The punchline here is that: now there exists a computing server that can calculate each of the 9 terms in this product! So the three computing servers can calculate \(a \cdot b\) by working together in such a way that nobody has learned either \(a\) or \(b\).

\[\begin{align*} c &= (a_1 + a_2 + a_3) (b_1 + b_2 + b_3) \\ &= \color{red}{a_1 b_1} + \color{red}{a_1 b_2} + \color{gray}{a_1 b_3} \\ &\quad + \; \color{red}{a_2 b_1} + \color{blue}{a_2 b_2} + \color{blue}{a_2 b_3} \\ &\quad + \; \color{gray}{a_3 b_1} + \color{blue}{a_3 b_2} + \color{gray}{a_3 b_3}. \\ \end{align*}\]

There’s just one downside here: the computing parties have two shares of \(a\) and \(b\), but only one share of \(c\). So we cannot continue and multiply \(c\) times some other secret.

This is easy to fix with some communication: each computing party gives its share to one other party.

  • \(P_1\) sends \(c_1\) to \(P_3\).
  • \(P_2\) sends \(c_2\) to \(P_1\).
  • \(P_3\) sends \(c_3\) to \(P_2\).

Now our invariant is maintained: each computing party starts with 2 out of 3 shares of each input, and completes multiplication with 2 out of 3 shares of each output.

To summarize, we have constructed a secure multiplication scheme with:

  • One round of network communication between the computing parties.
  • Correctness, since the \(n = 3\) parties work together to calculate all 9 terms shown by the distribute property.
  • Perfect privacy, since each party has only 2 of the 3 additive shares of each secret.
  • A threshold of \(t = 2\) parties that can reconstruct the answer (because they collectively hold all 3 shares).

MPC of everything

So far, we have seen one way to perform secure multi-party computation of \(+\) and \(\times\).

Importantly: \(+\) and \(\times\) are a Turing-complete set of gates!

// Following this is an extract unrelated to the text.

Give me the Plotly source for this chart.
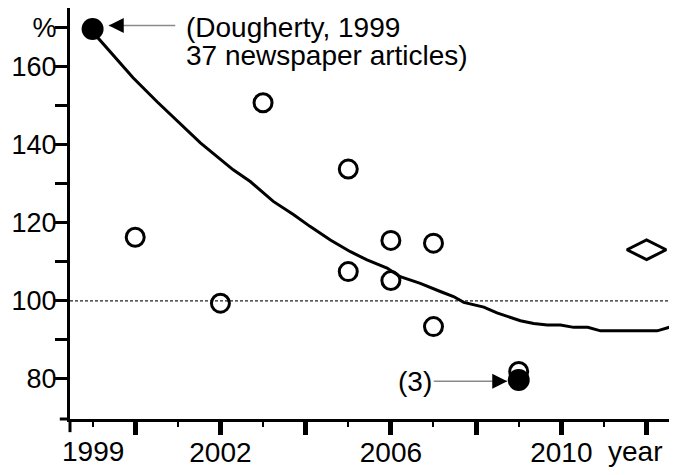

That is, we can write any data analytic as a circuit with \(+\) and \(\times\) gates. (This may not be the fastest way to compute \(f\), but it will always work in principle.)

For instance, given the circuit below along with secret shares of \(s\), \(t\), and \(x\) it is possible for the 3 computing parties to work together to calculate:

  • secret shares of the intermediate value \(w\)
  • secret shares of the final result \(y\)

and then reconstruct only the output \(y\).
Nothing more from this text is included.